Three More Places to Eat Well and Escape the Crowds in Italy
Despite Italy’s enduring popularity with travelers, there are still regions that, like Calabria, remain virtually unknown to most international visitors. Katie Parla, a Rome-based expert in Italian food and wine and the author of the forthcoming Food of the Italian South: Recipes for Classic, Disappearing, and Lost Dishes (Clarkson Potter; March 2019), shares her dining recommendations for some of Italy’s less familiar regions.
Molise
The region: Just under two hours southeast of Rome by car, Molise has Apennine mountain peaks, tiny villages, and a small Adriatic coastline. “If you show a bit of interest in a bakery or a pastry shop, they’ll invite you into the laboratorio to see awesome handmade things being produced,” Parla says.
Where to eat: The trattoria La Grotta di Zi’ Concetta in Campobasso makes simple dishes rich with olive oil. Parla’s favorite is pizz’ e foje, which resembles a polenta and chicory scramble. “You get this intense heirloom corn flavor from the polenta,” she says.
Abruzzo
The region: This mountainous area has some of the highest peaks in the Apennines. “The villages are scattered among national parks, where you’re more likely to encounter grazing sheep than humans,” Parla says. “I love to go to this region specifically to eat cheese.”
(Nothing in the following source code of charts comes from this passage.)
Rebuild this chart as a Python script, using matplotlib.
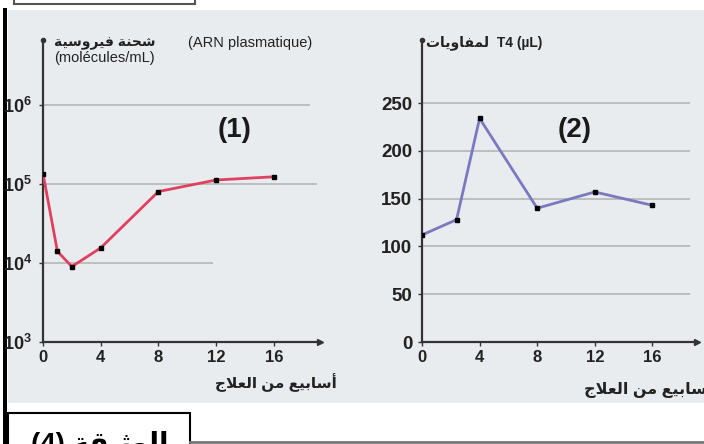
import matplotlib.pyplot as plt
from matplotlib.patches import Rectangle

# data
weeks_rna = [0, 1, 2, 4, 8, 12, 16]
rna_load = [1.35e5, 1.4e4, 9.0e3, 1.55e4, 8.0e4, 1.12e5, 1.23e5]

weeks_t4 = [0, 2.4, 4, 8, 12, 16]
t4_count = [112, 128, 234, 140, 157, 143]

x_ticks = [0, 4, 8, 12, 16]
rna_ticks = [1e3, 1e4, 1e5, 1e6]
rna_tick_labels = [r"$\mathregular{10^{3}}$", r"$\mathregular{10^{4}}$",
                   r"$\mathregular{10^{5}}$", r"$\mathregular{10^{6}}$"]
t4_ticks = [0, 50, 100, 150, 200, 250]

# presentation forms: (isolated, final[, initial, medial])
FORMS = {
    "ا": ("\uFE8D", "\uFE8E"), "أ": ("\uFE83", "\uFE84"),
    "ة": ("\uFE93", "\uFE94"), "ر": ("\uFEAD", "\uFEAE"),
    "و": ("\uFEED", "\uFEEE"),
    "ب": ("\uFE8F", "\uFE90", "\uFE91", "\uFE92"),
    "ت": ("\uFE95", "\uFE96", "\uFE97", "\uFE98"),
    "ث": ("\uFE99", "\uFE9A", "\uFE9B", "\uFE9C"),
    "ج": ("\uFE9D", "\uFE9E", "\uFE9F", "\uFEA0"),
    "ح": ("\uFEA1", "\uFEA2", "\uFEA3", "\uFEA4"),
    "س": ("\uFEB1", "\uFEB2", "\uFEB3", "\uFEB4"),
    "ش": ("\uFEB5", "\uFEB6", "\uFEB7", "\uFEB8"),
    "ع": ("\uFEC9", "\uFECA", "\uFECB", "\uFECC"),
    "ف": ("\uFED1", "\uFED2", "\uFED3", "\uFED4"),
    "ق": ("\uFED5", "\uFED6", "\uFED7", "\uFED8"),
    "ل": ("\uFEDD", "\uFEDE", "\uFEDF", "\uFEE0"),
    "م": ("\uFEE1", "\uFEE2", "\uFEE3", "\uFEE4"),
    "ن": ("\uFEE5", "\uFEE6", "\uFEE7", "\uFEE8"),
    "ي": ("\uFEF1", "\uFEF2", "\uFEF3", "\uFEF4"),
}
LAM_ALEF = {"ا": ("\uFEFB", "\uFEFC"), "أ": ("\uFEF7", "\uFEF8")}


def shape(text):
    # join arabic letters and put them in visual (left to right) order
    out = []
    i = 0
    n = len(text)
    while i < n:
        c = text[i]
        if c not in FORMS:
            out.append(c)
            i += 1
            continue
        prev = text[i - 1] if i > 0 else ""
        jp = prev in FORMS and len(FORMS[prev]) == 4
        if c == "ل" and i + 1 < n and text[i + 1] in LAM_ALEF:
            lig = LAM_ALEF[text[i + 1]]
            out.append(lig[1] if jp else lig[0])
            i += 2
            continue
        f = FORMS[c]
        jn = len(f) == 4 and i + 1 < n and text[i + 1] in FORMS
        if jp and jn:
            g = f[3]
        elif jp:
            g = f[1]
        elif jn:
            g = f[2]
        else:
            g = f[0]
        out.append(g)
        i += 1
    return "".join(reversed(out))


plt.rcParams["font.family"] = ["Liberation Sans", "DejaVu Sans"]

W, H = 704, 444
fig = plt.figure(figsize=(W / 100, H / 100), dpi=100)


def fx(px):
    return px / W


def fy(py):
    return 1 - py / H


# scanned page background (kept below the axes so tick labels sit on top)
fig.add_artist(Rectangle((fx(8), fy(403)), fx(696), 393 / H,
                         facecolor="#e9ecef", edgecolor="none", zorder=-2))
fig.add_artist(Rectangle((fx(3), 0), fx(4), fy(8), facecolor="black",
                         edgecolor="none", zorder=-1))
fig.add_artist(Rectangle((fx(14), fy(4)), fx(181), 12 / H, facecolor="white",
                         edgecolor="#555555", lw=1.5, zorder=5))
fig.add_artist(Rectangle((fx(8), -0.05), fx(182), fy(413) + 0.05,
                         facecolor="white", edgecolor="black", lw=1.5, zorder=6))
fig.add_artist(plt.Line2D([fx(190), 1], [fy(442), fy(442)], color="#777777",
                          lw=2, zorder=6))
fig.text(fx(100), fy(431), "(4) " + shape("الوثيقة"), ha="center", va="top",
         fontsize=20, fontweight="bold", zorder=7)

axis_color = "#333333"


def style_axis(ax, xmax):
    for s in ["top", "right"]:
        ax.spines[s].set_visible(False)
    for s in ["left", "bottom"]:
        ax.spines[s].set_color(axis_color)
        ax.spines[s].set_linewidth(1.6)
    ax.patch.set_visible(False)
    ax.tick_params(length=3, width=1, color=axis_color, labelsize=12,
                   pad=3, labelcolor="#222222")
    ax.set_xticks(x_ticks)
    ax.set_xticklabels([str(t) for t in x_ticks], fontweight="bold")
    ax.set_xlim(0, xmax)
    ax.plot([1], [0], ">", color=axis_color, ms=5,
            transform=ax.transAxes, clip_on=False)
    ax.plot([0], [1], "o", color=axis_color, ms=3,
            transform=ax.transAxes, clip_on=False)


# panel (1): viral load
ax1 = fig.add_axes([fx(43), fy(342), fx(277), 302 / H])
ax1.set_yscale("log")
ax1.set_ylim(1e3, 10 ** 6.82)
style_axis(ax1, 19.2)
ax1.set_yticks(rna_ticks)
ax1.set_yticklabels(rna_tick_labels, fontweight="bold")
ax1.minorticks_off()
ax1.tick_params(axis="y", labelsize=13, pad=5)
ax1.hlines([1e6, 1e5, 1e4], 0, [18.5, 19.0, 11.8], color="#b5b5b5", lw=1.2,
           zorder=1)
ax1.plot(weeks_rna, rna_load, color="#e0405f", lw=2, zorder=3)
ax1.plot(weeks_rna, rna_load, "s", color="black", ms=3.5, zorder=4)
fig.text(fx(235), fy(130), "(1)", ha="center", va="center", fontsize=20,
         fontweight="bold", color="#1a1a1a")
fig.text(fx(54), fy(43), shape("شحنة فيروسية"), ha="left", va="center",
         fontsize=10, fontweight="bold", color="#222222")
fig.text(fx(188), fy(43), "(ARN plasmatique)", ha="left", va="center",
         fontsize=10.5, color="#222222")
fig.text(fx(54), fy(58), "(molécules/mL)", ha="left", va="center",
         fontsize=10.5, color="#222222")
fig.text(fx(337), fy(383), shape("أسابيع من العلاج"), ha="right",
         va="center", fontsize=11, fontweight="bold", color="#222222")

# panel (2): T4 lymphocytes
ax2 = fig.add_axes([fx(422), fy(342), fx(275), 302 / H])
ax2.set_ylim(0, 316)
style_axis(ax2, 19.1)
ax2.set_yticks(t4_ticks)
ax2.set_yticklabels([str(t) for t in t4_ticks], fontweight="bold")
ax2.tick_params(axis="y", labelsize=13.5, pad=4)
ax2.hlines(t4_ticks[1:], 0, 18.6, color="#b5b5b5", lw=1.2, zorder=1)
ax2.plot(weeks_t4, t4_count, color="#7b78c0", lw=2, zorder=3)
ax2.plot(weeks_t4, t4_count, "s", color="black", ms=3.5, zorder=4)
fig.text(fx(575), fy(130), "(2)", ha="center", va="center", fontsize=20,
         fontweight="bold", color="#1a1a1a")
fig.text(fx(426), fy(43), shape("لمفاويات") + "  T4 (µL)", ha="left",
         va="center", fontsize=10, fontweight="bold", color="#222222")
fig.text(fx(712), fy(388), shape("أسابيع من العلاج"), ha="right",
         va="center", fontsize=11.5, fontweight="bold", color="#222222")

fig.savefig("out.png", dpi=100)
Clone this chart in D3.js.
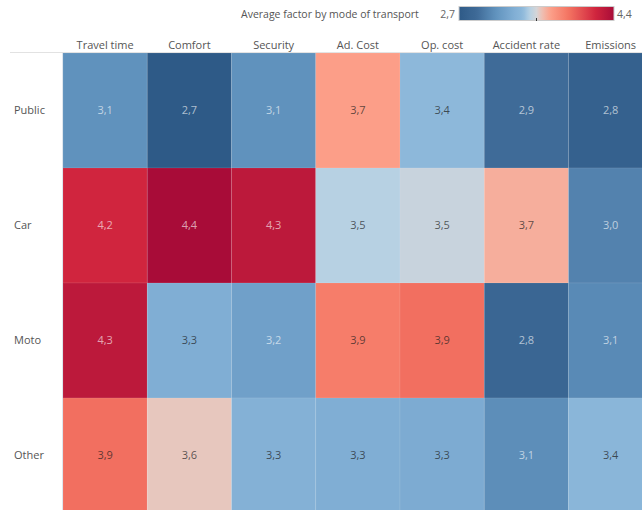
<!DOCTYPE html>
<html>
<head>
<meta charset="utf-8">
<script src="https://cdn.jsdelivr.net/npm/d3@7"></script>
<style>
  body { margin: 0; background: #fff; font-family: "Open Sans", sans-serif; }
  #canvas { width: 642px; height: 510px; overflow: hidden; }
</style>
</head>
<body>
<div id="canvas" class="canvas"></div>
<script>
// data
var modes = ['Public', 'Car', 'Moto', 'Other'];
var factors = ['Travel time', 'Comfort', 'Security', 'Ad. Cost', 'Op. cost', 'Accident rate', 'Emissions'];
var publicVals = [3.10, 2.70, 3.10, 3.71, 3.40, 2.90, 2.78];
var carVals    = [4.20, 4.40, 4.30, 3.48, 3.52, 3.66, 3.02];
var motoVals   = [4.30, 3.30, 3.20, 3.86, 3.92, 2.84, 3.06];
var otherVals  = [3.92, 3.59, 3.33, 3.30, 3.28, 3.08, 3.38];
var legendRange = [2.7, 4.4];

var rows = [publicVals, carVals, motoVals, otherVals];
var cells = [];
rows.forEach(function(vals, i){
    vals.forEach(function(v, j){
        cells.push({mode: modes[i], factor: factors[j], value: v});
    });
});

var W = 642, H = 510;
var m = {t:53, l:63};
var colW = 84.25, rowH = 115;

var svg = d3.select('.canvas')
    .append('svg')
    .attr('width', W)
    .attr('height', H);

var x = d3.scaleBand().domain(factors).range([m.l, m.l + colW * factors.length]).padding(0);
var y = d3.scaleBand().domain(modes).range([m.t, m.t + rowH * modes.length]).padding(0);

// tableau-ish red-blue diverging
var color = d3.scaleLinear()
    .domain([2.7, 2.9, 3.1, 3.3, 3.4, 3.47, 3.55, 3.6, 3.7, 3.9, 4.2, 4.4])
    .range(['#2e5a87', '#3f6b98', '#6092bd', '#80aed4', '#8db8da', '#b3d0e4', '#d4d5d8', '#ecc3b8', '#fca08a', '#f47462', '#d0253e', '#a80c38'])
    .interpolate(d3.interpolateRgb)
    .clamp(true);

// header line
svg.append('line')
    .attr('x1', 10).attr('x2', W)
    .attr('y1', m.t - 0.5).attr('y2', m.t - 0.5)
    .attr('stroke', '#e2e2e2');

// cells
svg.selectAll('.cell')
    .data(cells)
    .enter()
    .append('rect').attr('class', 'cell')
    .attr('x', function(d){ return x(d.factor); })
    .attr('y', function(d){ return y(d.mode); })
    .attr('width', x.bandwidth())
    .attr('height', y.bandwidth())
    .attr('fill', function(d){ return color(d.value); })
    .attr('stroke', 'rgba(255,255,255,0.08)')
    .attr('stroke-width', 1);

// left edge
svg.append('line')
    .attr('x1', m.l - 0.5).attr('x2', m.l - 0.5)
    .attr('y1', m.t).attr('y2', H)
    .attr('stroke', '#dfe6ee');

var fmt = function(v){ return d3.format('.1f')(v).replace('.', ','); };

svg.selectAll('.val')
    .data(cells)
    .enter()
    .append('text').attr('class', 'val')
    .attr('x', function(d){ return x(d.factor) + x.bandwidth() / 2; })
    .attr('y', function(d){ return y(d.mode) + y.bandwidth() / 2; })
    .attr('dy', '0.35em')
    .attr('text-anchor', 'middle')
    .style('font-size', '11px')
    .attr('fill', function(d){
        return (d.value <= 3.2 || d.value >= 4.0) ? 'rgba(255,255,255,0.62)' : 'rgba(30,30,30,0.72)';
    })
    .text(function(d){ return fmt(d.value); });

// column headers
svg.selectAll('.colhead')
    .data(factors)
    .enter()
    .append('text').attr('class', 'colhead')
    .attr('x', function(d){ return x(d) + x.bandwidth() / 2; })
    .attr('y', 45)
    .attr('dy', '0.35em')
    .attr('text-anchor', 'middle')
    .style('font-size', '11px')
    .attr('fill', '#555')
    .text(function(d){ return d; });

// row headers
svg.selectAll('.rowhead')
    .data(modes)
    .enter()
    .append('text').attr('class', 'rowhead')
    .attr('x', 14)
    .attr('y', function(d){ return y(d) + y.bandwidth() / 2; })
    .attr('dy', '0.35em')
    .style('font-size', '11px')
    .attr('fill', '#555')
    .text(function(d){ return d; });

// legend
var lg = svg.append('g').attr('class', 'legend');
var lx = d3.scaleLinear().domain(legendRange).range([459, 614]);
var grad = svg.append('defs').append('linearGradient').attr('id', 'lgrad');
d3.range(0, 1.0001, 0.02).forEach(function(t){
    var v = legendRange[0] + t * (legendRange[1] - legendRange[0]);
    grad.append('stop').attr('offset', (t * 100) + '%').attr('stop-color', color(v));
});
lg.append('rect')
    .attr('x', lx(legendRange[0])).attr('y', 6.5)
    .attr('width', lx(legendRange[1]) - lx(legendRange[0])).attr('height', 14)
    .attr('fill', 'url(#lgrad)')
    .attr('stroke', '#ccc');
var mid = (legendRange[0] + legendRange[1]) / 2;
lg.append('line')
    .attr('x1', lx(mid)).attr('x2', lx(mid))
    .attr('y1', 18).attr('y2', 21)
    .attr('stroke', '#333');
lg.append('text')
    .attr('x', 241).attr('y', 14).attr('dy', '0.35em')
    .style('font-size', '10.5px').attr('fill', '#555')
    .text('Average factor by mode of transport');
lg.append('text')
    .attr('x', lx(legendRange[0]) - 4).attr('y', 14).attr('dy', '0.35em')
    .attr('text-anchor', 'end')
    .style('font-size', '10.5px').attr('fill', '#666')
    .text(fmt(legendRange[0]));
lg.append('text')
    .attr('x', lx(legendRange[1]) + 3).attr('y', 14).attr('dy', '0.35em')
    .style('font-size', '10.5px').attr('fill', '#666')
    .text(fmt(legendRange[1]));
</script>
</body>
</html>
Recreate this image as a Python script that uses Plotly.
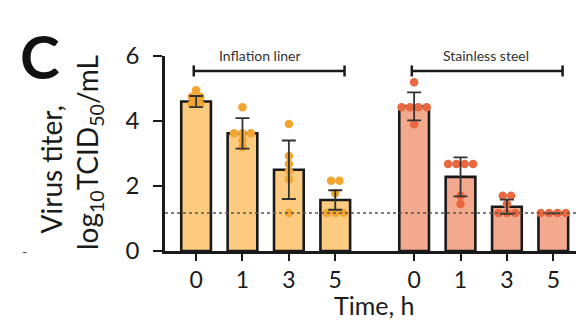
import numpy as np
import plotly.graph_objects as go

# ---- data ----
time_labels = ["0", "1", "3", "5"]
liner_pos = [0, 1, 2, 3]
steel_pos = [4.7, 5.7, 6.7, 7.7]

liner_mean = [4.6, 3.62, 2.5, 1.57]
liner_sd = [0.17, 0.47, 0.9, 0.3]
steel_mean = [4.45, 2.28, 1.36, 1.16]
steel_sd = [0.43, 0.6, 0.22, 0.0]

liner_points = [
    [4.95, 4.75, 4.75, 4.6, 4.52, 4.52],
    [4.42, 3.62, 3.62, 3.62, 3.4, 3.2],
    [3.91, 2.92, 2.68, 2.46, 2.21, 1.17],
    [2.16, 2.16, 1.78, 1.17, 1.17, 1.17],
]
steel_points = [
    [5.19, 4.42, 4.42, 4.42, 4.42, 3.9],
    [2.68, 2.68, 2.68, 2.68, 1.7, 1.45],
    [1.7, 1.7, 1.45, 1.17, 1.17, 1.17],
    [1.17, 1.17, 1.17, 1.17],
]
lod = 1.17

liner_fill = "#FDCB80"
liner_dot = "#F2A530"
steel_fill = "#F3A98E"
steel_dot = "#E8693F"

FONT = "Lato"


def swarm(center, values, step=0.18):
    xs, ys = [], []
    groups = {}
    for v in values:
        groups.setdefault(round(v, 2), 0)
        groups[round(v, 2)] += 1
    for v, n in groups.items():
        for i in range(n):
            xs.append(center + (i - (n - 1) / 2) * step)
            ys.append(v)
    return xs, ys


fig = go.Figure()

for pos, mean, sd, fill, dot, pts in [
    (liner_pos, liner_mean, liner_sd, liner_fill, liner_dot, liner_points),
    (steel_pos, steel_mean, steel_sd, steel_fill, steel_dot, steel_points),
]:
    fig.add_trace(go.Bar(
        x=pos, y=mean, width=0.64,
        marker=dict(color=fill, line=dict(color="#1a1a1a", width=2.6)),
        showlegend=False,
    ))
    xs, ys = [], []
    for c, p in zip(pos, pts):
        a, b = swarm(c, p)
        xs += a
        ys += b
    fig.add_trace(go.Scatter(
        x=xs, y=ys, mode="markers",
        marker=dict(color=dot, size=8.5, line=dict(width=0)),
        showlegend=False, cliponaxis=False,
    ))
    fig.add_trace(go.Scatter(
        x=pos, y=mean, mode="markers",
        marker=dict(size=1, color="rgba(0,0,0,0)"),
        error_y=dict(type="data", array=sd, visible=True,
                     color="#333333", thickness=1.8, width=7),
        showlegend=False,
    ))

# limit of detection
fig.add_shape(type="line", xref="paper", x0=0, x1=1, y0=lod, y1=lod,
              line=dict(color="#555555", width=1.5, dash="dot"))

# brackets
for start, end in [(liner_pos[0], liner_pos[-1]), (steel_pos[0], steel_pos[-1])]:
    xa, xb = start - 0.05, end + 0.2
    yb = 5.54
    fig.add_shape(type="line", x0=xa, x1=xb, y0=yb, y1=yb,
                  line=dict(color="#1a1a1a", width=2.5))
    for xe in (xa, xb):
        fig.add_shape(type="line", x0=xe, x1=xe, y0=yb - 0.17, y1=yb + 0.17,
                      line=dict(color="#1a1a1a", width=2.5))

fig.add_annotation(x=1.38, xref="x", yref="paper", y=1.005, text="Inflation liner",
                   showarrow=False, yanchor="middle",
                   font=dict(family=FONT, size=14, color="#333333"))
fig.add_annotation(x=6.24, xref="x", yref="paper", y=1.005, text="Stainless steel",
                   showarrow=False, yanchor="middle",
                   font=dict(family=FONT, size=14, color="#333333"))

# x title
fig.add_annotation(xref="paper", yref="paper", x=0.5, y=-0.275,
                   xanchor="center", yanchor="middle",
                   text="Time, h", showarrow=False,
                   font=dict(family=FONT, size=25, color="#1a1a1a"))

# y title (two lines)
fig.add_annotation(xref="paper", yref="paper", x=-0.272, y=0.42,
                   xanchor="center", yanchor="middle",
                   text="Virus titer,", textangle=-90, showarrow=False,
                   font=dict(family=FONT, size=28, color="#1a1a1a"))
fig.add_annotation(xref="paper", yref="paper", x=-0.183, y=0.505,
                   xanchor="center", yanchor="middle",
                   text="log<sub>10</sub>TCID<sub>50</sub>/mL", textangle=-90,
                   showarrow=False,
                   font=dict(family=FONT, size=28, color="#1a1a1a"))

# panel letter
fig.add_annotation(xref="paper", yref="paper", x=-0.3, y=1.0,
                   xanchor="center", yanchor="middle",
                   text="<b>C</b>", showarrow=False,
                   font=dict(family=FONT, size=60, color="#111111"))
fig.add_annotation(xref="paper", yref="paper", x=-0.335, y=0.0,
                   xanchor="center", yanchor="middle",
                   text="-", showarrow=False,
                   font=dict(family=FONT, size=14, color="#444444"))

fig.update_layout(
    width=584, height=322,
    margin=dict(l=157, r=9, t=48, b=79),
    plot_bgcolor="white", paper_bgcolor="white",
    barmode="overlay",
    font=dict(family=FONT, color="#1a1a1a"),
    xaxis=dict(
        range=[-0.67, 8.34],
        tickvals=liner_pos + steel_pos,
        ticktext=time_labels + time_labels,
        showline=True, linecolor="#1a1a1a", linewidth=2.6,
        ticks="outside", ticklen=7, tickwidth=2, tickcolor="#1a1a1a",
        tickfont=dict(family=FONT, size=23, color="#1a1a1a"),
        showgrid=False, zeroline=False,
    ),
    yaxis=dict(
        range=[0, 6],
        tickvals=[0, 2, 4, 6],
        showline=True, linecolor="#1a1a1a", linewidth=2.6,
        ticks="outside", ticklen=9, tickwidth=2, tickcolor="#1a1a1a",
        ticklabelstandoff=9,
        tickfont=dict(family=FONT, size=24, color="#1a1a1a"),
        showgrid=False, zeroline=False,
    ),
)

fig.write_html("out.html")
Where to eat: In the town of Scanno, Gregorio Rotolo sells cheeses made from the milk of free-range sheep. “They graze the mountains and eat chamomile and mint and all sorts of tasty things,” says Parla. “You can buy cheeses and cured meats—a combination of pork and lamb sausages—and homemade pasta at his trattoria.”
Campania
The region: People know Pompeii, the Amalfi Coast, and Capri, but Parla notes that the rest of this region is rarely visited: “There are all of these little villages where people still practice old-school food techniques—especially fishing.”
Where to eat: Ristorante Angiolina, in the anchovy-fishing village of Pisciotta, serves cauraro, a local soup made with potatoes, wild fennel, and foraged greens. “They just lay the raw anchovies on top to steam and absorb all the flavors of the herbs,” Parla says.